Friday, UCLA's acting chancellor, Norman Abrams, announced that an independent investigation would be led by Merrick Bobb, president of the Police Assessment Resource Center which monitors police conduct.

“Merrick Bobb is one of the nation’s leading authorities on police conduct,” said Abrams. “He served as staff attorney for the Christopher Commission, which examined [the] Los Angeles Police Department’s policies and he also has served as an independent monitor of the Los Angeles County Sheriff’s Department.”

On Monday, the Los Angeles Times reported that the officer who used the Taser is Terrence Duren, an 18-year veteran with the department. Duren was named officer of the year in 2001, but has been mixed up in a number of controversial incidents, the Times noted:

  • In May 1990, Duren was accused of using his nightstick to choke Kent S. Scott, who was hanging out in front of a fraternity late on a Saturday night. Scott sued and the university moved to have Duren removed from the force, but later gave him 90 days' suspension.
  • In October 2003, Duren shot and wounded a homeless man he encountered in a university building. During the confrontation, Duren said that the man tried to grab his gun. The man’s lawyer said that his client was mentally ill and did not provoke the shooting. Duren was later cleared of any charges.

Duren defended his record to the Times and cautioned people not to judge until after the independent investigation. “I patrol this area the same way I would want someone to patrol the neighborhoods where I live. People make allegations against cops all the time.”

At issue is not just the library episode, but also the UCLA police department’s policy on Taser use. Department policies on Tasers vary across different universities, and many campus police departments report that they do not use Tasers.

In this case the Taser was used in “drive stun" mode, where the darts are not deployed but when the device is touched to the suspect, he or she is then shocked. Tabatabainejad’s lawyer claims -- and the video appears to show -- that Duren applied the Taser after Tabatabainejad’s hands were cuffed behind his back because he went limp and would not stand up. The UCLA police department’s policy allows Taser use in “drive stun” for “pain compliance against passive resisters.”
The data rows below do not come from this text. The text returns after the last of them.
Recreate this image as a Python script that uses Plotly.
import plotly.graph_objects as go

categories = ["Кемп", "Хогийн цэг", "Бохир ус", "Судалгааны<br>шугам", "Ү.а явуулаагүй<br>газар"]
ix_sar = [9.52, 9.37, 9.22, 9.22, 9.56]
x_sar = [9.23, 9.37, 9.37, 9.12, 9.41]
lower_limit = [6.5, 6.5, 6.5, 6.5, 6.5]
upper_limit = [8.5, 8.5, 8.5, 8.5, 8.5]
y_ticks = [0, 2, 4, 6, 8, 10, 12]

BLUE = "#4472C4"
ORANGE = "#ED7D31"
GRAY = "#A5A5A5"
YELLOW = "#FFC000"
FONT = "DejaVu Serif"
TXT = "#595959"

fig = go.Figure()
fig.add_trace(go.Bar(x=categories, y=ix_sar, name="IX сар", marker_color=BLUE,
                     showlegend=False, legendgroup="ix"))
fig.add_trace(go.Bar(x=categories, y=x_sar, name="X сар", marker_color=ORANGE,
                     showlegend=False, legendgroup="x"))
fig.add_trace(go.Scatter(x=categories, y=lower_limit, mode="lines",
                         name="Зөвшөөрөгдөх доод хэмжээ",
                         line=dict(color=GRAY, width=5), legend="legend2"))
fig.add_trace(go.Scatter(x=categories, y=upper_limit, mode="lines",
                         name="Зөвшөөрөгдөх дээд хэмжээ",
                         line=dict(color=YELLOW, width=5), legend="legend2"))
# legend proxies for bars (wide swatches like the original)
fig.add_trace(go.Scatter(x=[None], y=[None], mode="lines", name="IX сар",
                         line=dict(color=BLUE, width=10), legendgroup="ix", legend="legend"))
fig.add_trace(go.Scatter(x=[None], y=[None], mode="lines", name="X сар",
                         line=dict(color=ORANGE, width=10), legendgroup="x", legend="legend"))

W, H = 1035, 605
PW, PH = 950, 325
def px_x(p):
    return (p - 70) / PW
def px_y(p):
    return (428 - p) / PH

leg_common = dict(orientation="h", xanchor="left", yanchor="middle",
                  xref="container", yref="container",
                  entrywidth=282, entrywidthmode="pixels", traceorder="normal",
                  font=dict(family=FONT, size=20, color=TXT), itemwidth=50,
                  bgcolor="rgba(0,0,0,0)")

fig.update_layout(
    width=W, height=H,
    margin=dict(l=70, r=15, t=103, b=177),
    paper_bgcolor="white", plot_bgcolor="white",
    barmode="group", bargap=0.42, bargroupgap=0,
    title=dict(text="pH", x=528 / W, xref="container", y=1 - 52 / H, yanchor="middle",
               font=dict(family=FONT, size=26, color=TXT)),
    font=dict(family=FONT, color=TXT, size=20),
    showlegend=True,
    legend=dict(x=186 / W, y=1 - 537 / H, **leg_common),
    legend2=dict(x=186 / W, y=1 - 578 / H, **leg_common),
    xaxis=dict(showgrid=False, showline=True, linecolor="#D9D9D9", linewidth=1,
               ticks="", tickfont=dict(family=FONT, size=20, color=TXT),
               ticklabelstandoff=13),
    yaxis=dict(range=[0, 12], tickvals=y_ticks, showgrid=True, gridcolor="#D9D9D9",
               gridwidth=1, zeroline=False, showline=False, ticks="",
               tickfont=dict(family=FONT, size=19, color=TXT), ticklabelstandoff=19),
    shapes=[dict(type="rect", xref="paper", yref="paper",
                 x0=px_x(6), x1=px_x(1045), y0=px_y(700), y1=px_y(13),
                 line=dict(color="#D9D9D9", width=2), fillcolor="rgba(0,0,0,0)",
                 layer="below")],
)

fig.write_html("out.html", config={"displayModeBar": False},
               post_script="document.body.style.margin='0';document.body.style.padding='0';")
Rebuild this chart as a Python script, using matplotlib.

Policies in one local jurisdiction appears to be more restrictive of Taser use, however. For instance, use of the device on handcuffed suspects is forbidden by officers with the Los Angeles County Sheriff’s Department unless the officer gains permission from a superior. Further, the sheriff's department's policy states that the Taser “shall not be applied to gain compliance over persons whom personnel reasonably believe are not presenting an immediate, credible threat to the safety of Department personnel or the public.”

Stephen J. Connolly, a lawyer with the Office of Independent Review, which provides civilian oversight of the sheriff’s department, said that observers should be careful in interpreting police policy. “Public safety and officer safety can leave wriggle room,” he said. However, he stated that it did not fit the sheriff’s department’s policy to apply a Taser to a handcuffed suspect who was not compliant, yet not a threat.

In a separate analysis, a recent report by the Stanford Criminal Justice Center advised that Tasers only be used on “dangerous individuals and never on individuals who are passively resisting arrest.” The report also recommended that Tasers should be limited to circumstances where lethal force would also be allowed.

A UCLA police spokeswoman, Nancy Greenstein, would not comment on her department’s Taser policy and said that the issue will be examined during an investigation the department is undertaking and by the independent inquiry led by Bobb. “With all the interest [we are receiving] in the world, we want to be as transparent as possible” with this investigation, she said. Greenstein said that she is not sure when the investigations will conclude.

Marwa Kaisey, president of UCLA’s undergraduate student body, said that opinions about the incident vary and that students seem a bit more apprehensive about campus police officers than in the past. She added that students are waiting for the independent investigation to conclude and that she hopes that concerns over campus safety will not distract students from finals.